The 25-year-old bowler was held at Dubai airport on June 1 while returning home from a domestic tournament in India, and charged with possessing a small amount of opium.

But Dubai public prosecutors dropped the case on Thursday citing "insignificance" and announced he would be deported to Pakistan.

"I am relieved to have returned to my country," Asif told reporters and maintained his innocence.

Mohammad Al Nuaimi, the Dubai prosecutor who handled the charges, said on Thursday it was "definite that he committed the crime of smuggling and possessing 0.24 grams of opium as he was caught red-handed.

"However in certain cases and for a faster litigation process the public prosecution drops a case due to insignificance and deports the suspect," he said, according to the online version of the local daily Gulf News.

But Asif himself stuck to his guns, insisting that he was not caught with any contraband drugs by the authorities there.

"I never took any drugs or banned substances. I have never used drugs in my life and I challenge anyone to prove I do drugs. If I had taken any drugs I would have tested positive during laboratory tests in Dubai and also when I gave a random test during the Indian Premier League," he said.

He also rubbished reports that drug were recovered from his possession in Dubai.

"It was no drug just a substance given to me by a local Hakeem." Asif said.

He also expressed his gratitude profusely to the Pakistani authorities. "I am thankful to the Pakistan ambassador in the UAE Ahsanullah Khan and PCB official Nadeem Akram who came to Dubai to assist me, and of course the board which did its best to encourage me during this difficult time," he said.

It was the Pakistani Cricket Board that had fervently lobbied for Asif's release. They left no stone unturned though he was banned for a year after testing positive for the steroid nandrolone in October 2006.

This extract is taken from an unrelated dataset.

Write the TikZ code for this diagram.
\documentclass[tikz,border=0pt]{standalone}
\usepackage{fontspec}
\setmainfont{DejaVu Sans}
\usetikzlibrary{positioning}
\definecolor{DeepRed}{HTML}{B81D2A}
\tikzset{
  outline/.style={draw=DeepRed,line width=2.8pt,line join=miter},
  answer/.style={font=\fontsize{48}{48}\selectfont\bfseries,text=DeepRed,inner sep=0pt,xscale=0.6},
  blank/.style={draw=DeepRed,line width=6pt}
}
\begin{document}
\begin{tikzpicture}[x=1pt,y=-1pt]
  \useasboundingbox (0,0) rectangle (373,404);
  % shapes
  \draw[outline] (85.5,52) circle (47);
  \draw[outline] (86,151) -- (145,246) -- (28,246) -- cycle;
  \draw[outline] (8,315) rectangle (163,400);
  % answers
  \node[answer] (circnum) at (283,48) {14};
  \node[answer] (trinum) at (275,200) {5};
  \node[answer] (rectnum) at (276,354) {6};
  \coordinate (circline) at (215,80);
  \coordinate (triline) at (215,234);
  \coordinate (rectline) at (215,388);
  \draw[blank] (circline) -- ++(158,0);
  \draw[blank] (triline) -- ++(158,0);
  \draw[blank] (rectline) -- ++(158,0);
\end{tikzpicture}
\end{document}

He is after all a cherished possession and considered a most promising player.

Predictably the PCB also welcomed Asif's release, saying it was "relieved that his ordeal is over."

"We appreciate the professional manner in which the whole issue was dealt with by the Dubai police, prosecution department and the United Arab Emirates authorities," it said in a statement.

"The drug tests conducted on Asif during the investigations in Dubai were clear and negative for any contraband substance," the statement said.

But the Board also says it has assembled a three-man committee to conduct an inquiry into the affair.

"We want the facts to be revealed in this case," PCB chairman Nasim Ashraf told reporters.

"I have scheduled a meeting with Asif later today (Friday). Further action will be taken once the three-member committee submits its report."